By Craig Allen, co-founder of hospitality recruitment agency, The Change Group.
Paul Scully is presuming that by exiting the EU, Britain will then open its borders to immigrants from outside the EU, which is not a guarantee. He is also not taking into consideration the chef talent that we are already losing to other countries (such as Australia and Hong Kong) where chefs earn better money, work less hours and live in a nicer climate. There is no guarantee that chefs from outside the EU will want to immigrate to the UK and anyway, employers could have to meet strict new criteria should they wish to employ foreign staff. EU nationals currently employed in the UK could possibly be protected for as long as they continue to work, however there is less certainty about how EU workers’ wanting to come into the country would be affected.
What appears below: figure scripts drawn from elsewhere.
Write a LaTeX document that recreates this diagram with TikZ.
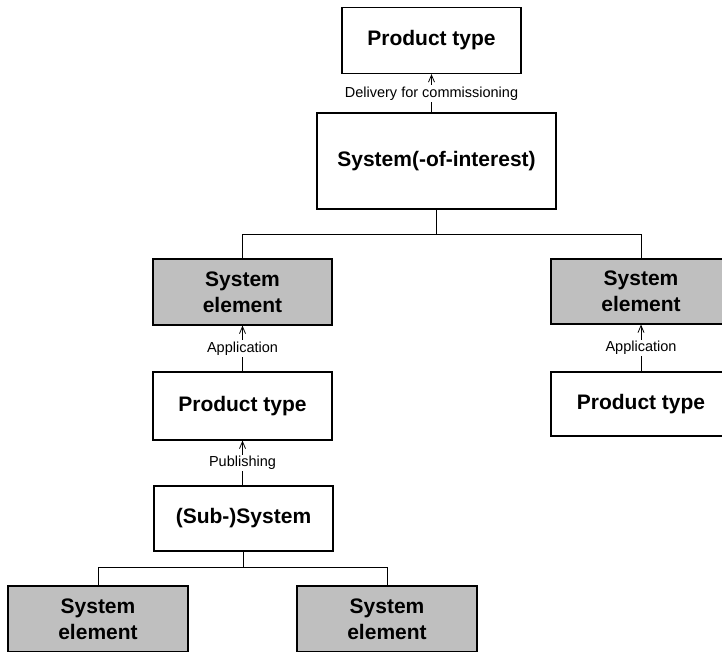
\documentclass[tikz,border=0pt]{standalone}
\usepackage{fontspec}
\setmainfont{Liberation Sans}
\usetikzlibrary{arrows.meta}
\begin{document}
\begin{tikzpicture}[x=1pt,y=-1pt,
  box/.style={draw=black, line width=1.2pt, fill=white, inner sep=0pt,
    align=center, font=\fontsize{21}{26}\selectfont\bfseries},
  grey/.style={box, fill=black!25},
  link/.style={line width=0.8pt},
  uses/.style={link, -{Straight Barb[length=7pt,width=6pt,line width=0.8pt]}},
  lbl/.style={fill=white, inner sep=1.5pt, font=\fontsize{14.5}{16}\selectfont}]
\useasboundingbox (0,0) rectangle (722,651);
\clip (0,0) rectangle (722,651);

% upper part: system of interest and its delivered product type
\node[box, minimum width=179pt, minimum height=66pt] (pt0) at (431.5,40.5) {Product type};
\node[box, minimum width=239pt, minimum height=96pt] (soi) at (436.5,161) {System(-of-interest)};

% first level of system elements
\node[grey, minimum width=179pt, minimum height=66pt] (se1) at (242.5,292) {System\\element};
\node[grey, minimum width=180pt, minimum height=65pt] (se2) at (641,291.5) {System\\element};

% product types applied as elements
\node[box, minimum width=179pt, minimum height=68pt] (pt1) at (242.5,406) {Product type};
\node[box, minimum width=180pt, minimum height=64pt] (pt2) at (641,404) {Product type};

% sub-system and its elements
\node[box, minimum width=179pt, minimum height=65pt] (sub) at (243.5,518.5) {(Sub-)System};
\node[grey, minimum width=180pt, minimum height=66pt] (se3) at (98,619) {System\\element};
\node[grey, minimum width=180pt, minimum height=66pt] (se4) at (387,619) {System\\element};

% decomposition trees
\draw[link] (soi.south) -- ++(0,25) coordinate (j1) -| (se1.north);
\draw[link] (j1) -| (se2.north);
\draw[link] (sub.south) -- ++(0,16) coordinate (j2) -| (se3.north);
\draw[link] (j2) -| (se4.north);

% dependency arrows with labels
\draw[uses] (soi.north -| pt0.south) -- (pt0.south) node[lbl, midway] {Delivery for commissioning};
\draw[uses] (pt1.north) -- (se1.south) node[lbl, midway] {Application};
\draw[uses] (pt2.north) -- (se2.south) node[lbl, midway] {Application};
\draw[uses] (sub.north -| pt1.south) -- (pt1.south) node[lbl, midway] {Publishing};
\end{tikzpicture}
\end{document}
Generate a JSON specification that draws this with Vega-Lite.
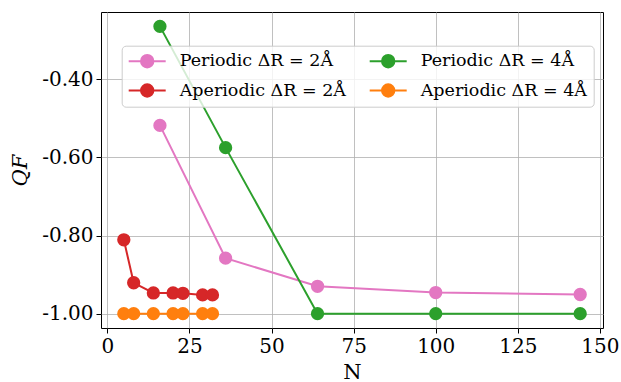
{
  "$schema": "https://vega.github.io/schema/vega-lite/v6.json",
  "width": 502,
  "height": 316,
  "autosize": {"type": "none"},
  "padding": {"left": 101, "top": 12, "right": 18, "bottom": 54},
  "data": {
    "values": [
      {"series": "Periodic ΔR = 2Å", "N": 16, "Q": -0.518},
      {"series": "Periodic ΔR = 2Å", "N": 36, "Q": -0.858},
      {"series": "Periodic ΔR = 2Å", "N": 64, "Q": -0.930},
      {"series": "Periodic ΔR = 2Å", "N": 100, "Q": -0.946},
      {"series": "Periodic ΔR = 2Å", "N": 144, "Q": -0.951},
      {"series": "Aperiodic ΔR = 2Å", "N": 5, "Q": -0.811},
      {"series": "Aperiodic ΔR = 2Å", "N": 8, "Q": -0.921},
      {"series": "Aperiodic ΔR = 2Å", "N": 14, "Q": -0.947},
      {"series": "Aperiodic ΔR = 2Å", "N": 20, "Q": -0.947},
      {"series": "Aperiodic ΔR = 2Å", "N": 23, "Q": -0.948},
      {"series": "Aperiodic ΔR = 2Å", "N": 29, "Q": -0.952},
      {"series": "Aperiodic ΔR = 2Å", "N": 32, "Q": -0.952},
      {"series": "Periodic ΔR = 4Å", "N": 16, "Q": -0.2645},
      {"series": "Periodic ΔR = 4Å", "N": 36, "Q": -0.575},
      {"series": "Periodic ΔR = 4Å", "N": 64, "Q": -1.0},
      {"series": "Periodic ΔR = 4Å", "N": 100, "Q": -1.0},
      {"series": "Periodic ΔR = 4Å", "N": 144, "Q": -1.0},
      {"series": "Aperiodic ΔR = 4Å", "N": 5, "Q": -1.0},
      {"series": "Aperiodic ΔR = 4Å", "N": 8, "Q": -1.0},
      {"series": "Aperiodic ΔR = 4Å", "N": 14, "Q": -1.0},
      {"series": "Aperiodic ΔR = 4Å", "N": 20, "Q": -1.0},
      {"series": "Aperiodic ΔR = 4Å", "N": 23, "Q": -1.0},
      {"series": "Aperiodic ΔR = 4Å", "N": 29, "Q": -1.0},
      {"series": "Aperiodic ΔR = 4Å", "N": 32, "Q": -1.0}
    ]
  },
  "encoding": {
    "x": {
      "field": "N", "type": "quantitative",
      "scale": {"domain": [-1.95, 150.95], "nice": false, "zero": false},
      "axis": {"title": "N", "values": [0, 25, 50, 75, 100, 125, 150], "format": "d", "titlePadding": 5}
    },
    "y": {
      "field": "Q", "type": "quantitative",
      "scale": {"domain": [-1.0368, -0.2277], "nice": false, "zero": false},
      "axis": {
        "title": "QF",
        "values": [-1.0, -0.8, -0.6, -0.4],
        "labelExpr": "replace(format(datum.value, '.2f'), '\u2212', '-')",
        "titlePadding": 11,
        "titleFontStyle": "italic"
      }
    },
    "color": {
      "field": "series", "type": "nominal",
      "scale": {
        "domain": ["Periodic ΔR = 2Å", "Aperiodic ΔR = 2Å", "Periodic ΔR = 4Å", "Aperiodic ΔR = 4Å"],
        "range": ["#e377c2", "#d62728", "#2ca02c", "#ff7f0e"]
      },
      "legend": {
        "title": null,
        "orient": "none",
        "legendX": 20.7,
        "legendY": 33.7,
        "columns": 2,
        "columnPadding": 22,
        "rowPadding": 10.3,
        "clipHeight": 19,
        "symbolType": "M-1,0H1M0.335,0A0.335,0.335,0,1,1,-0.335,0A0.335,0.335,0,1,1,0.335,0Z",
        "symbolSize": 1369,
        "symbolStrokeWidth": 2,
        "symbolOpacity": 1,
        "labelFont": "DejaVu Serif",
        "labelFontSize": 17.5,
        "labelColor": "black",
        "labelOffset": 13,
        "labelLimit": 400,
        "padding": 6,
        "fillColor": "rgba(255,255,255,0.8)",
        "strokeColor": "#cccccc",
        "cornerRadius": 4,
        "encode": {
          "symbols": {
            "update": {
              "stroke": {"scale": "color", "field": "value"},
              "fill": {"scale": "color", "field": "value"},
              "strokeWidth": {"value": 2},
              "opacity": {"value": 1}
            }
          }
        }
      }
    }
  },
  "layer": [
    {"mark": {"type": "line", "strokeWidth": 2}},
    {"mark": {"type": "circle", "size": 177, "opacity": 1}}
  ],
  "config": {
    "view": {"stroke": "black", "strokeWidth": 1},
    "axis": {
      "domain": false,
      "grid": true,
      "gridColor": "#b0b0b0",
      "gridWidth": 0.8,
      "gridOpacity": 1,
      "ticks": true,
      "tickColor": "black",
      "tickSize": 5,
      "tickWidth": 1,
      "labelFont": "DejaVu Serif",
      "labelFontSize": 20,
      "labelColor": "black",
      "labelPadding": 3,
      "titleFont": "DejaVu Serif",
      "titleFontSize": 21,
      "titleFontWeight": "normal",
      "titleColor": "black"
    }
  }
}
“Nick Clegg recently stated in The Guardian that there are 3,000,000 British jobs that depend on the UK being a part of the EU. The fact remains that Britain does not currently have the talent pool to sustain these jobs if migrants are not available to contribute to the recruitment landscape especially in the hospitality industry here in London. In an ideal world we would be encouraging and training up young British school leavers to be chefs, but the chef shortage is affecting us now and exiting the EU will just have a further detrimental effect and lose a large proportion of EU talent. Clearly it is our hope that more young British people will get into the hospitality industry – but this is not a given.
“Within the hospitality industry, we have seen restaurants struggling to fill both front and back of house positions due to a lack of talent, which is worrying when you consider how many of these people come from countries in the EU. Just last year we conducted a survey which showed that nearly 60% of the candidates we register at Change are from outside Britain of which 48% come from countries within the EU. Losing or not attracting a large part of the hospitality workforce could have a detrimental effect on the industry, not to mention the economy.
“Over the past 10 years the hospitality industry in Britain has made incredible headway to solidify its position as a culinary capital of the world, however this is very much reliant on restaurant investors and chefs bringing new ideas into the country and diners sustaining this growth. An exit from the EU could affect investment into the industry and the talent supply, and there could also be a reduction in wealthy residents (especially if banks relocate from London as they are threatening). Tourism could also be affected due to visa restrictions making it increasingly difficult for people to travel.